▶ EXERCISE GOAL
Retype the whole listing, please, keeping every line exact and dropping the pictures.

──────── MATERIAL PROVIDED

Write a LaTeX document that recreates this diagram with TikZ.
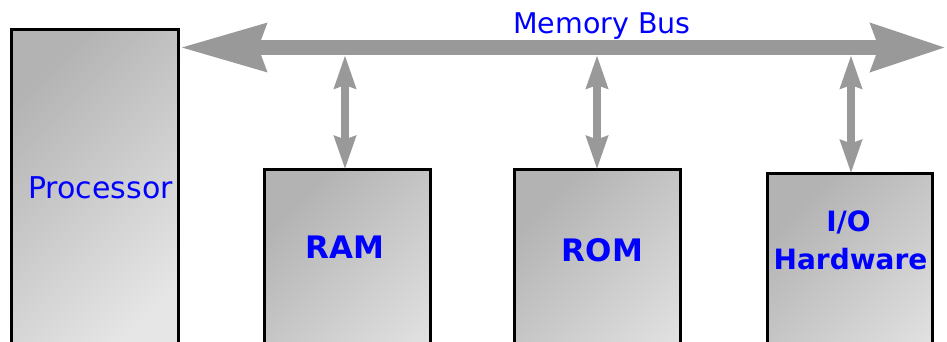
\documentclass[tikz,border=0pt]{standalone}
\usepackage{fontspec}
\setmainfont{DejaVu Sans}
\usetikzlibrary{arrows.meta}
\definecolor{busgray}{HTML}{999999}
\definecolor{txtblue}{HTML}{0000FF}
\definecolor{boxdark}{HTML}{B3B3B3}
\definecolor{boxlight}{HTML}{E6E6E6}
\begin{document}
\begin{tikzpicture}[x=1pt,y=-1pt,
  unitbox/.style={draw=black, line width=3pt, top color=boxdark, bottom color=boxlight,
    shading angle=45, minimum width=166pt, minimum height=260pt, inner sep=0pt,
    outer sep=0pt, anchor=north west},
  bigbox/.style={unitbox, minimum width=167pt, minimum height=330pt},
  plainlbl/.style={text=txtblue, inner sep=0pt, anchor=base},
  boldlbl/.style={text=txtblue, inner sep=0pt, anchor=base, font=\bfseries},
  bus/.style={draw=busgray, line width=15pt,
    {Stealth[length=85pt,width=46pt,inset=7pt]}-{Stealth[length=74pt,width=46pt,inset=7pt]}},
  vlink/.style={draw=busgray, line width=8pt,
    {Stealth[length=33pt,width=21pt,inset=3pt]}-{Stealth[length=33pt,width=21pt,inset=3pt]}},
]
\clip (0,0) rectangle (947,341);
\fill[white] (0,0) rectangle (947,341);
% boxes
\node[bigbox] (proc) at (11.5,29.5) {};
\node[unitbox] (ram) at (264.5,169.5) {};
\node[unitbox] (rom) at (514.5,169.5) {};
\node[unitbox, minimum width=165pt] (io) at (767.5,173.5) {};
% labels
\node[plainlbl, font=\fontsize{30}{36}\selectfont] (proclbl) at (100.5,198) {Processor};
\node[plainlbl, font=\fontsize{28.5}{34}\selectfont] (buslbl) at (602,33) {Memory Bus};
\node[boldlbl, font=\fontsize{31}{36}\selectfont\bfseries] (ramlbl) at (345,258) {RAM};
\node[boldlbl, font=\fontsize{31}{36}\selectfont\bfseries] (romlbl) at (602.5,261) {ROM};
\node[boldlbl, font=\fontsize{28}{34}\selectfont\bfseries] (iolbl) at (848.5,231) {I/O};
\node[boldlbl, font=\fontsize{28}{34}\selectfont\bfseries] (hwlbl) at (850.5,269) {Hardware};
% bus
\coordinate (busL) at (180,47.5);
\coordinate (busR) at (946,47.5);
\draw[bus] (busL) -- (busR);
\coordinate (tapram) at (345,55);
\coordinate (taprom) at (597,55);
\coordinate (tapio) at (851,55);
\draw[vlink] (tapram) -- (ram.north -| tapram);
\draw[vlink] (taprom) -- (rom.north -| taprom);
\draw[vlink] (tapio) -- (io.north -| tapio);
\end{tikzpicture}
\end{document}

────────────────

▶ OUTPUT
Write a LaTeX document that recreates this diagram with TikZ.
\documentclass[tikz,border=0pt]{standalone}
\usepackage{fontspec}
\setmainfont{DejaVu Sans}
\usetikzlibrary{arrows.meta}
\definecolor{busgray}{HTML}{999999}
\definecolor{txtblue}{HTML}{0000FF}
\definecolor{boxdark}{HTML}{B3B3B3}
\definecolor{boxlight}{HTML}{E6E6E6}
\begin{document}
\begin{tikzpicture}[x=1pt,y=-1pt,
  unitbox/.style={draw=black, line width=3pt, top color=boxdark, bottom color=boxlight,
    shading angle=45, minimum width=166pt, minimum height=260pt, inner sep=0pt,
    outer sep=0pt, anchor=north west},
  bigbox/.style={unitbox, minimum width=167pt, minimum height=330pt},
  plainlbl/.style={text=txtblue, inner sep=0pt, anchor=base},
  boldlbl/.style={text=txtblue, inner sep=0pt, anchor=base, font=\bfseries},
  bus/.style={draw=busgray, line width=15pt,
    {Stealth[length=85pt,width=46pt,inset=7pt]}-{Stealth[length=74pt,width=46pt,inset=7pt]}},
  vlink/.style={draw=busgray, line width=8pt,
    {Stealth[length=33pt,width=21pt,inset=3pt]}-{Stealth[length=33pt,width=21pt,inset=3pt]}},
]
\clip (0,0) rectangle (947,341);
\fill[white] (0,0) rectangle (947,341);
% boxes
\node[bigbox] (proc) at (11.5,29.5) {};
\node[unitbox] (ram) at (264.5,169.5) {};
\node[unitbox] (rom) at (514.5,169.5) {};
\node[unitbox, minimum width=165pt] (io) at (767.5,173.5) {};
% labels
\node[plainlbl, font=\fontsize{30}{36}\selectfont] (proclbl) at (100.5,198) {Processor};
\node[plainlbl, font=\fontsize{28.5}{34}\selectfont] (buslbl) at (602,33) {Memory Bus};
\node[boldlbl, font=\fontsize{31}{36}\selectfont\bfseries] (ramlbl) at (345,258) {RAM};
\node[boldlbl, font=\fontsize{31}{36}\selectfont\bfseries] (romlbl) at (602.5,261) {ROM};
\node[boldlbl, font=\fontsize{28}{34}\selectfont\bfseries] (iolbl) at (848.5,231) {I/O};
\node[boldlbl, font=\fontsize{28}{34}\selectfont\bfseries] (hwlbl) at (850.5,269) {Hardware};
% bus
\coordinate (busL) at (180,47.5);
\coordinate (busR) at (946,47.5);
\draw[bus] (busL) -- (busR);
\coordinate (tapram) at (345,55);
\coordinate (taprom) at (597,55);
\coordinate (tapio) at (851,55);
\draw[vlink] (tapram) -- (ram.north -| tapram);
\draw[vlink] (taprom) -- (rom.north -| taprom);
\draw[vlink] (tapio) -- (io.north -| tapio);
\end{tikzpicture}
\end{document}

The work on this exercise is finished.